Les cerraron la puerta, les hicieron dar vueltas, los dejaron en la calle bajo el rayo del sol. En algunos lugares, les robaron sus cosas, los insultaron y hasta los amenazaron. En las zonas más sinuosas hubo más de 40 accidentados. En Fresnillo, Zacatecas, cuando tocaba puertas y entregaba notificaciones, Roberto Ricoy fue asesinado a balazos. Estos casos —los menos afortunadamente— no minaron al ejército de casi 50 mil capacitadores y supervisores electorales, reclutados por el Instituto Nacional Electoral, que hicieron posible la elección. En plena pandemia, en medio de un ambiente de crispación y sin vacuna de por medio, los capacitadores oscilaron mayoritariamente entre los millennials, es decir la llamada “generación incomprendida” por el estigma de la pereza y la Generación Z. Como en otras elecciones, para varios de ellos, la capacitación fue la oportunidad de demostrar con hechos que los jóvenes no son apáticos, se comprometen con su trabajo y apuestan al diálogo para resolver los conflictos. Ellos tuvieron que lidiar con la desinformación de las redes sociales, el miedo, la insidia y el descrédito varias veces promovido desde la Presidencia de la República. Quienes aceptaron dedicar su jornada dominical a recabar votos se hicieron cargo de las medidas sanitarias de rigor, del manejo de la casilla única y del conteo de votos —a veces hasta la madrugada— que en cuatro entidades federativas implicó cinco cargos distintos con coaliciones diferenciadas.
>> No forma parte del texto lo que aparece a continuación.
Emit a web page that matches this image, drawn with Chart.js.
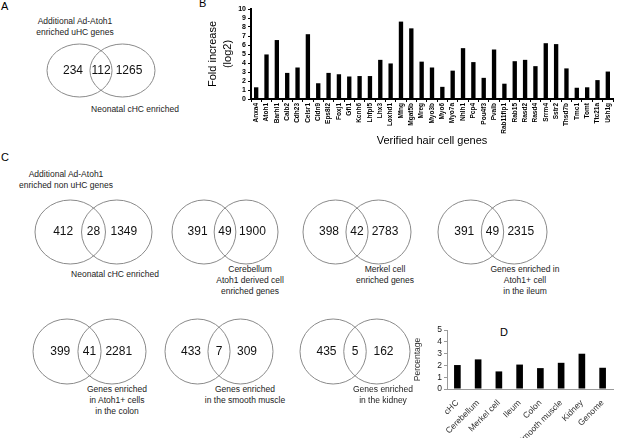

Al final, la combinación de una estrategia de capacitación virtual y presencial permitió que ciudadanos seleccionados al azar integraran 162 mil 610 casillas a lo largo y ancho del país. Contra todo pronóstico se lograron instalar el 99 por ciento de las casillas incluido el conflictivo municipio de Aguililla en Michoacán.

Salvo casos aislados de violencia, la jornada electoral se desarrolló en paz y con expresiones de respeto, de civismo y de solidaridad, justo todo aquello que permite la convivencia en las diferencias y niega la violencia política. Los ciudadanos estuvimos por encima del discurso de odio y de la negación del otro. Por ello, más allá de la nueva geografía política al norte y centro del país, la elección nos dice mucho sobre lo que somos y nos dice más sobre lo que necesitamos seguir siendo.

La elección mostró que hoy más que nunca valoramos la existencia de una autoridad electoral que deposita su confianza en ciudadanos sin adjetivos. A pesar de la pandemia y de la pobreza de las campañas y propuestas el voto se ejerció igualitariamente como un derecho. A nivel federal la participación sucedió con más entusiasmo que en otras elecciones intermedias, en entidades como Baja California con la desesperanza de apenas un 38 por ciento.

En algunas zonas el resultado fue una forma de castigo a la corrupción de los gobiernos en turno y se optó por la alternancia. En otras, fue una ratificación. Y en otras más, se perfiló una necesaria tercera opción. Salvo el caso notable de Miguel Treviño en Monterrey, los independientes no pintaron en esta elección. Gracias a los criterios de paridad, seis mujeres más serán gobernadoras. Pero se equivocan quienes piensan que el triunfo se traduce en un cheque en blanco. Tras la tempestad electoral no vendrá la calma. Y todo indica que al resultado final de los cómputos distritales, le seguirá la fiscalización de los gastos de campaña, las impugnaciones con y sin sustento pero sobretodo una agenda legislativa y de gobierno que necesitará de ciudadanos organizados para acompañar las decisiones, exigir cuentas y evitar retrocesos en el ejercicio de nuestros derechos.